Is this the perfect short trade?

I have set some trendlines on the daily FTSE 250 chart:

2014 11 19 FTSE Mid 250

Three reasons for a short trade:

1. There seems to be a reasonable upper tramline creating resistance through which the price has failed to rise.

2. The price has just hit the Fibonnachi 63% retrace up from the low of September, and failed to rise up through it.

3. There is momentum divergence, suggesting that the current rise in price is running out of steam.

I am therefore placing a short trade - selling the FTSE 250, for a relatively low risk trade, with my stop loss just above the tramline, and a target price around the September low, just above the lower tramline. This gives me a risk:reward ratio of approx 1:4. If all of my trades had that ratio, I could still make a good profit if only half of my trades worked.

Why dont I wait to see if the price does actually move down? Well, that increases the distance to my logical stop-loss and changes my risk:reward ratio.

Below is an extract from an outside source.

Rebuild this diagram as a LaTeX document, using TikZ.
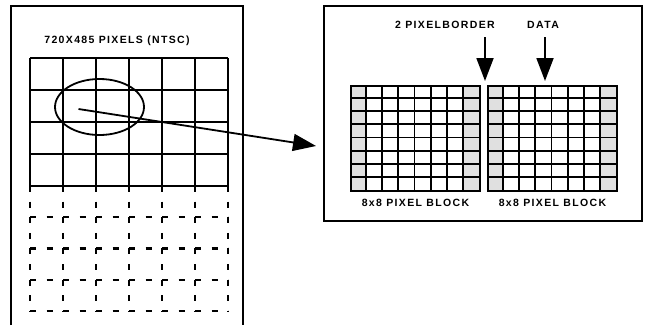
\documentclass[tikz,border=0pt]{standalone}
\usepackage{fontspec}
\setmainfont{Liberation Sans}
\usetikzlibrary{arrows.meta,positioning,shapes.geometric}
\definecolor{edgecell}{HTML}{E0E0E0}
\tikzset{
  >={Triangle[length=23pt,width=17pt]},
  frame/.style={line width=2pt},
  grid/.style={line width=2.3pt},
  hdash/.style={line width=2.4pt,dash pattern=on 6pt off 10.5pt},
  vdash/.style={line width=2.4pt,dash pattern=on 6pt off 9.6pt},
  blk/.style={draw,line width=2pt,minimum width=129pt,minimum height=105pt,anchor=north west,inner sep=0pt},
  cell/.style={line width=1.9pt},
  lab/.style={font=\fontsize{10.5}{12}\selectfont\bfseries\addfontfeatures{LetterSpace=13},inner sep=0pt},
  bigarr/.style={->,line width=1.8pt},
}
\begin{document}
\begin{tikzpicture}[x=1pt,y=-1pt]
\useasboundingbox (0,0) rectangle (645,325);
% frame of the picture
\draw[frame] (11,325) -- (11,6) -- (243,6) -- (243,325);
\node[lab] (title) at (117,41) {720X485 PIXELS (NTSC)};
% solid part
\foreach \i in {0,...,6} \draw[grid] ({30+33*\i},58) -- ({30+33*\i},186);
\foreach \j in {0,...,4} \draw[grid] (30,{58+32*\j}) -- (228,{58+32*\j});
% dashed part
\foreach \i in {0,...,6} \draw[vdash] ({30+33*\i},186) -- ({30+33*\i},311);
\foreach \j in {1,...,4} \draw[hdash] (30,{186+31.25*\j}) -- (228,{186+31.25*\j});
\node[draw,ellipse,line width=1.8pt,minimum width=89pt,minimum height=56pt] (zoom) at (99.5,107) {};
% right panel
\draw[frame] (324,6) rectangle (642,221);
\coordinate (ztip) at (316,146);
\draw[bigarr] ([xshift=-21pt,yshift=-2pt]zoom.center) -- (ztip);
\foreach \bx/\nm in {350/blkA,487/blkB}{
  \fill[edgecell] (\bx,85) rectangle ++(16.1,105);
  \fill[edgecell] ({\bx+112.9},85) rectangle ++(16.1,105);
  \node[blk] (\nm) at (\bx,85) {};
  \foreach \k in {1,...,7}{
    \draw[cell] ({\bx+16.125*\k},85) -- ++(0,105);
    \draw[cell] (\bx,{85+13.125*\k}) -- ++(129,0);
  }
  \node[lab,below=7pt of \nm] (cap\nm) {8x8 PIXEL BLOCK};
}
\node[lab] (lblborder) at (445,25) {2 PIXELBORDER};
\node[lab] (lbldata) at (543,25) {DATA};
\coordinate (bt) at (485,37); \coordinate (bh) at (485,81);
\coordinate (dt) at (545,37); \coordinate (dh) at (545,81);
\draw[bigarr] (bt) -- (bh);
\draw[bigarr] (dt) -- (dh);
\end{tikzpicture}
\end{document}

Traders have to sometimes be bold!

When/if  the position moves into profit by the same amount as my current stop-loss, I will move the stop to breakeven, and of course I am keeping my position size small enough that if the trade does not work, I will not lose any sleep. Thanks to  John Burford's MoneyWeek Academy for this technique. Please don't take this as trading advice, I am just telling you what I am doing!